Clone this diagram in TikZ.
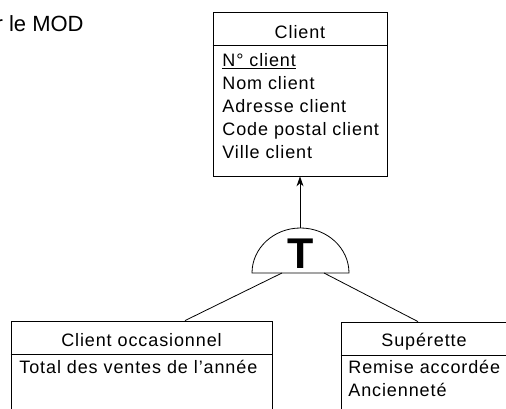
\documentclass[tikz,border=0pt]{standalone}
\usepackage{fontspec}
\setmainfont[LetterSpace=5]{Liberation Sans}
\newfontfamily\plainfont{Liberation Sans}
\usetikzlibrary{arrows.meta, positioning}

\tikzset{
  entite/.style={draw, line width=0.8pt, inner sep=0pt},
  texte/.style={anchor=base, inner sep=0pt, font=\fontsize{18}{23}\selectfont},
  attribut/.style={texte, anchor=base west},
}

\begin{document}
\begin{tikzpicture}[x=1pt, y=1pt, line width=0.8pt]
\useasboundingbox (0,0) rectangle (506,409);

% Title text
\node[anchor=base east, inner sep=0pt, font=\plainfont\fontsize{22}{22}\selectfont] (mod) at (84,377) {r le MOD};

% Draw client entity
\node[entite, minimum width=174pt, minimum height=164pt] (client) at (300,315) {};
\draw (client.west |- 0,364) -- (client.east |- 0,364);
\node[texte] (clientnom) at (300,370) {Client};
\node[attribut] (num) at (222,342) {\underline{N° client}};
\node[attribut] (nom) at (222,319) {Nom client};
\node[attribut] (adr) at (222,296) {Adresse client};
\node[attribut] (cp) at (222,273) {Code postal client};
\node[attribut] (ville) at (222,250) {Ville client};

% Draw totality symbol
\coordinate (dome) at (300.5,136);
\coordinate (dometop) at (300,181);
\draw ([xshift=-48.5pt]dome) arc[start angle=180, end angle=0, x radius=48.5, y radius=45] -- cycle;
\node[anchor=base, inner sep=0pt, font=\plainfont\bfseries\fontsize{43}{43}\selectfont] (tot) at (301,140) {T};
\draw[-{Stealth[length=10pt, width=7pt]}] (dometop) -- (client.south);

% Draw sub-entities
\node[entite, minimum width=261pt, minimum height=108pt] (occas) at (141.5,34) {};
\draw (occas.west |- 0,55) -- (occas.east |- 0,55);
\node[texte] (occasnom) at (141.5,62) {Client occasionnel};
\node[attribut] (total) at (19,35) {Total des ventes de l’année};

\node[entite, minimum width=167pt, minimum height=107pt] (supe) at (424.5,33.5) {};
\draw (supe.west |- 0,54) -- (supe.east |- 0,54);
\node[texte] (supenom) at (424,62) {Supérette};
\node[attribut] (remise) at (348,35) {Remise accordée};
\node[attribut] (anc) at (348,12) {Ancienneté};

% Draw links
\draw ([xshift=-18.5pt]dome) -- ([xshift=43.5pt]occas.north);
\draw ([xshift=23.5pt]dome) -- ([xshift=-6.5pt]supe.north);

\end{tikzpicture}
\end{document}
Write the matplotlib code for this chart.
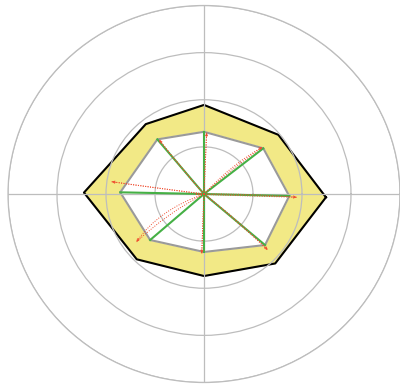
^^^^^^^^^^^^^^^^
**Exercise directions**
Can the lines from the start of the records through the line with "(0,0) rectangle (506,409);" be given again exactly, with the pictures left out?

**Task response**
Clone this diagram in TikZ.
\documentclass[tikz,border=0pt]{standalone}
\usepackage{fontspec}
\setmainfont[LetterSpace=5]{Liberation Sans}
\newfontfamily\plainfont{Liberation Sans}
\usetikzlibrary{arrows.meta, positioning}

\tikzset{
  entite/.style={draw, line width=0.8pt, inner sep=0pt},
  texte/.style={anchor=base, inner sep=0pt, font=\fontsize{18}{23}\selectfont},
  attribut/.style={texte, anchor=base west},
}

\begin{document}
\begin{tikzpicture}[x=1pt, y=1pt, line width=0.8pt]
\useasboundingbox (0,0) rectangle (506,409);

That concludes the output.